[Records from a data collection]
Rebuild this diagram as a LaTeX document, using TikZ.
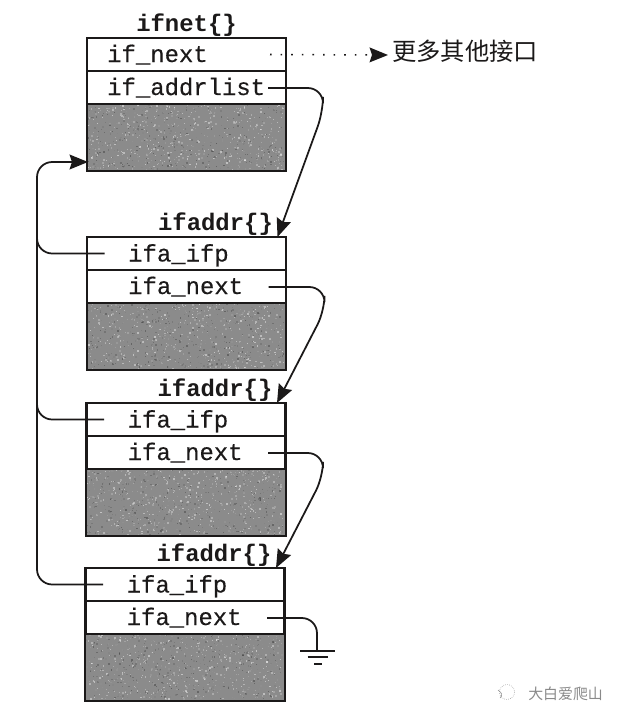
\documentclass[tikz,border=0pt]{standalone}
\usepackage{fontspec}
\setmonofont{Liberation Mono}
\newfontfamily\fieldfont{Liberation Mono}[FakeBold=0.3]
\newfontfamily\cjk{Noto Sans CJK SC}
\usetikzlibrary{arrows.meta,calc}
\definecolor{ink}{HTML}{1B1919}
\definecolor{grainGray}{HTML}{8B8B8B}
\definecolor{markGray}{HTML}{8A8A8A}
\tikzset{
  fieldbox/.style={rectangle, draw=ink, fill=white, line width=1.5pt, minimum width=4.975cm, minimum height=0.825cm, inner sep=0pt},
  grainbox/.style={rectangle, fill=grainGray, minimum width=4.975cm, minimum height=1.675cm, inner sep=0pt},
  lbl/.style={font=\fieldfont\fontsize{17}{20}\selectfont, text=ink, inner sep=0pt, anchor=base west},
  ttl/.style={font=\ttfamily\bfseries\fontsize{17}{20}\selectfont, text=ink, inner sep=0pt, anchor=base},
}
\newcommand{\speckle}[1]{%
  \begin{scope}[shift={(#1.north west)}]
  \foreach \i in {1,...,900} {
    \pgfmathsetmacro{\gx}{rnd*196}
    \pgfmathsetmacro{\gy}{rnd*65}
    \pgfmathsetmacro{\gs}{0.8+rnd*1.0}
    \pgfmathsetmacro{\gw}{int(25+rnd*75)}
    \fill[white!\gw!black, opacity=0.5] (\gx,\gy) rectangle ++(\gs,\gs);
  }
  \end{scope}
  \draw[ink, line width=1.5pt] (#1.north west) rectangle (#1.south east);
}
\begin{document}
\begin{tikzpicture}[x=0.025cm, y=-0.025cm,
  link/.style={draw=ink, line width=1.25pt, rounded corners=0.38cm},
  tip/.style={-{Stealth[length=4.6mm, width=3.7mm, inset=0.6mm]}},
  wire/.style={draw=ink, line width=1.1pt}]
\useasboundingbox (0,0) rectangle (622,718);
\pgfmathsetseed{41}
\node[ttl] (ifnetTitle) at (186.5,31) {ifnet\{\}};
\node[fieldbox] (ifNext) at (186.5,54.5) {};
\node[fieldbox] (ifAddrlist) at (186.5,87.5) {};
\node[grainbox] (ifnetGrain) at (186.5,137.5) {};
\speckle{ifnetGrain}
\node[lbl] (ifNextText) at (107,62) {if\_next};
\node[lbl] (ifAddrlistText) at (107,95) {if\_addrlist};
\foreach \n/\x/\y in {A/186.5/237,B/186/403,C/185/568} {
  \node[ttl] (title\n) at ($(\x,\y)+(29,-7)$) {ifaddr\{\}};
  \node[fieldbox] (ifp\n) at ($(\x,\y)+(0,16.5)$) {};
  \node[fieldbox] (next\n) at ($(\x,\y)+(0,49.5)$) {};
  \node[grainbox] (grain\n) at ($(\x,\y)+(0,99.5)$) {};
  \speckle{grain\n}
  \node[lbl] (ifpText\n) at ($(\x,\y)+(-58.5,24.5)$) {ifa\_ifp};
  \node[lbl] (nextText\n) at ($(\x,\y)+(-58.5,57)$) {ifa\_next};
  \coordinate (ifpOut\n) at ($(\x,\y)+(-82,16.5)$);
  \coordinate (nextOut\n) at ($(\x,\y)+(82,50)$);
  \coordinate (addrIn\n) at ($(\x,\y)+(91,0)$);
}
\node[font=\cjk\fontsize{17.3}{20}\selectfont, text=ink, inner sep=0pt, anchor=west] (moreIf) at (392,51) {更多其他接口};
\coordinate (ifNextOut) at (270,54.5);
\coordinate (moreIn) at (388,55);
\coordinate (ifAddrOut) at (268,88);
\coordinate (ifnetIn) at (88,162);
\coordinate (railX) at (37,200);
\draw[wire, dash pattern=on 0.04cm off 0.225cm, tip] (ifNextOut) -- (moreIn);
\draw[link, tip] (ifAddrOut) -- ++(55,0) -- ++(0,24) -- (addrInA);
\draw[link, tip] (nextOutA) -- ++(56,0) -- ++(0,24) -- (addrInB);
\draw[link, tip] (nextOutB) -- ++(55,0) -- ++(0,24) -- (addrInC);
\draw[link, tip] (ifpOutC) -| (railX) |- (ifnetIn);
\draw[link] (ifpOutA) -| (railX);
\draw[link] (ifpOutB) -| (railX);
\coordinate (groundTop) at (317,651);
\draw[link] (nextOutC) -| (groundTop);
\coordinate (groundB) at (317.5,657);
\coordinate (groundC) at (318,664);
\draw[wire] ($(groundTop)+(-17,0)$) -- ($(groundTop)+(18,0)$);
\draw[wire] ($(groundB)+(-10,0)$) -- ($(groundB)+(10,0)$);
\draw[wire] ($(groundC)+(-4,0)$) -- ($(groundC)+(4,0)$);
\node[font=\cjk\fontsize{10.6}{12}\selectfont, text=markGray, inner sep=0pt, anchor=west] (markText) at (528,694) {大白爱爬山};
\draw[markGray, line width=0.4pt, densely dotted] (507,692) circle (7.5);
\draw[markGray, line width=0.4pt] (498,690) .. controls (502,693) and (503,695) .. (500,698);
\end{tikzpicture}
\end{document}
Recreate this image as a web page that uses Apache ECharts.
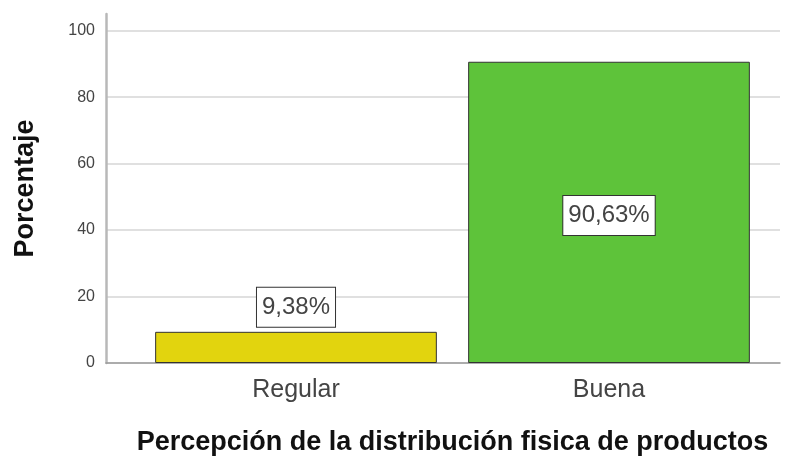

*What you need to do*.
Leaving all pictures aside, quote each record exactly.

*Answer below*.
Rebuild this diagram as a LaTeX document, using TikZ.
\documentclass[tikz,border=0pt]{standalone}
\usepackage{fontspec}
\setmonofont{Liberation Mono}
\newfontfamily\fieldfont{Liberation Mono}[FakeBold=0.3]
\newfontfamily\cjk{Noto Sans CJK SC}
\usetikzlibrary{arrows.meta,calc}
\definecolor{ink}{HTML}{1B1919}
\definecolor{grainGray}{HTML}{8B8B8B}
\definecolor{markGray}{HTML}{8A8A8A}
\tikzset{
  fieldbox/.style={rectangle, draw=ink, fill=white, line width=1.5pt, minimum width=4.975cm, minimum height=0.825cm, inner sep=0pt},
  grainbox/.style={rectangle, fill=grainGray, minimum width=4.975cm, minimum height=1.675cm, inner sep=0pt},
  lbl/.style={font=\fieldfont\fontsize{17}{20}\selectfont, text=ink, inner sep=0pt, anchor=base west},
  ttl/.style={font=\ttfamily\bfseries\fontsize{17}{20}\selectfont, text=ink, inner sep=0pt, anchor=base},
}
\newcommand{\speckle}[1]{%
  \begin{scope}[shift={(#1.north west)}]
  \foreach \i in {1,...,900} {
    \pgfmathsetmacro{\gx}{rnd*196}
    \pgfmathsetmacro{\gy}{rnd*65}
    \pgfmathsetmacro{\gs}{0.8+rnd*1.0}
    \pgfmathsetmacro{\gw}{int(25+rnd*75)}
    \fill[white!\gw!black, opacity=0.5] (\gx,\gy) rectangle ++(\gs,\gs);
  }
  \end{scope}
  \draw[ink, line width=1.5pt] (#1.north west) rectangle (#1.south east);
}
\begin{document}
\begin{tikzpicture}[x=0.025cm, y=-0.025cm,
  link/.style={draw=ink, line width=1.25pt, rounded corners=0.38cm},
  tip/.style={-{Stealth[length=4.6mm, width=3.7mm, inset=0.6mm]}},
  wire/.style={draw=ink, line width=1.1pt}]
\useasboundingbox (0,0) rectangle (622,718);
\pgfmathsetseed{41}
\node[ttl] (ifnetTitle) at (186.5,31) {ifnet\{\}};
\node[fieldbox] (ifNext) at (186.5,54.5) {};
\node[fieldbox] (ifAddrlist) at (186.5,87.5) {};
\node[grainbox] (ifnetGrain) at (186.5,137.5) {};
\speckle{ifnetGrain}
\node[lbl] (ifNextText) at (107,62) {if\_next};
\node[lbl] (ifAddrlistText) at (107,95) {if\_addrlist};
\foreach \n/\x/\y in {A/186.5/237,B/186/403,C/185/568} {
  \node[ttl] (title\n) at ($(\x,\y)+(29,-7)$) {ifaddr\{\}};
  \node[fieldbox] (ifp\n) at ($(\x,\y)+(0,16.5)$) {};
  \node[fieldbox] (next\n) at ($(\x,\y)+(0,49.5)$) {};
  \node[grainbox] (grain\n) at ($(\x,\y)+(0,99.5)$) {};
  \speckle{grain\n}
  \node[lbl] (ifpText\n) at ($(\x,\y)+(-58.5,24.5)$) {ifa\_ifp};
  \node[lbl] (nextText\n) at ($(\x,\y)+(-58.5,57)$) {ifa\_next};
  \coordinate (ifpOut\n) at ($(\x,\y)+(-82,16.5)$);
  \coordinate (nextOut\n) at ($(\x,\y)+(82,50)$);
  \coordinate (addrIn\n) at ($(\x,\y)+(91,0)$);
}
\node[font=\cjk\fontsize{17.3}{20}\selectfont, text=ink, inner sep=0pt, anchor=west] (moreIf) at (392,51) {更多其他接口};
\coordinate (ifNextOut) at (270,54.5);
\coordinate (moreIn) at (388,55);
\coordinate (ifAddrOut) at (268,88);
\coordinate (ifnetIn) at (88,162);
\coordinate (railX) at (37,200);
\draw[wire, dash pattern=on 0.04cm off 0.225cm, tip] (ifNextOut) -- (moreIn);
\draw[link, tip] (ifAddrOut) -- ++(55,0) -- ++(0,24) -- (addrInA);
\draw[link, tip] (nextOutA) -- ++(56,0) -- ++(0,24) -- (addrInB);
\draw[link, tip] (nextOutB) -- ++(55,0) -- ++(0,24) -- (addrInC);
\draw[link, tip] (ifpOutC) -| (railX) |- (ifnetIn);
\draw[link] (ifpOutA) -| (railX);
\draw[link] (ifpOutB) -| (railX);
\coordinate (groundTop) at (317,651);
\draw[link] (nextOutC) -| (groundTop);
\coordinate (groundB) at (317.5,657);
\coordinate (groundC) at (318,664);
\draw[wire] ($(groundTop)+(-17,0)$) -- ($(groundTop)+(18,0)$);
\draw[wire] ($(groundB)+(-10,0)$) -- ($(groundB)+(10,0)$);
\draw[wire] ($(groundC)+(-4,0)$) -- ($(groundC)+(4,0)$);
\node[font=\cjk\fontsize{10.6}{12}\selectfont, text=markGray, inner sep=0pt, anchor=west] (markText) at (528,694) {大白爱爬山};
\draw[markGray, line width=0.4pt, densely dotted] (507,692) circle (7.5);
\draw[markGray, line width=0.4pt] (498,690) .. controls (502,693) and (503,695) .. (500,698);
\end{tikzpicture}
\end{document}
Recreate this image as a web page that uses Apache ECharts.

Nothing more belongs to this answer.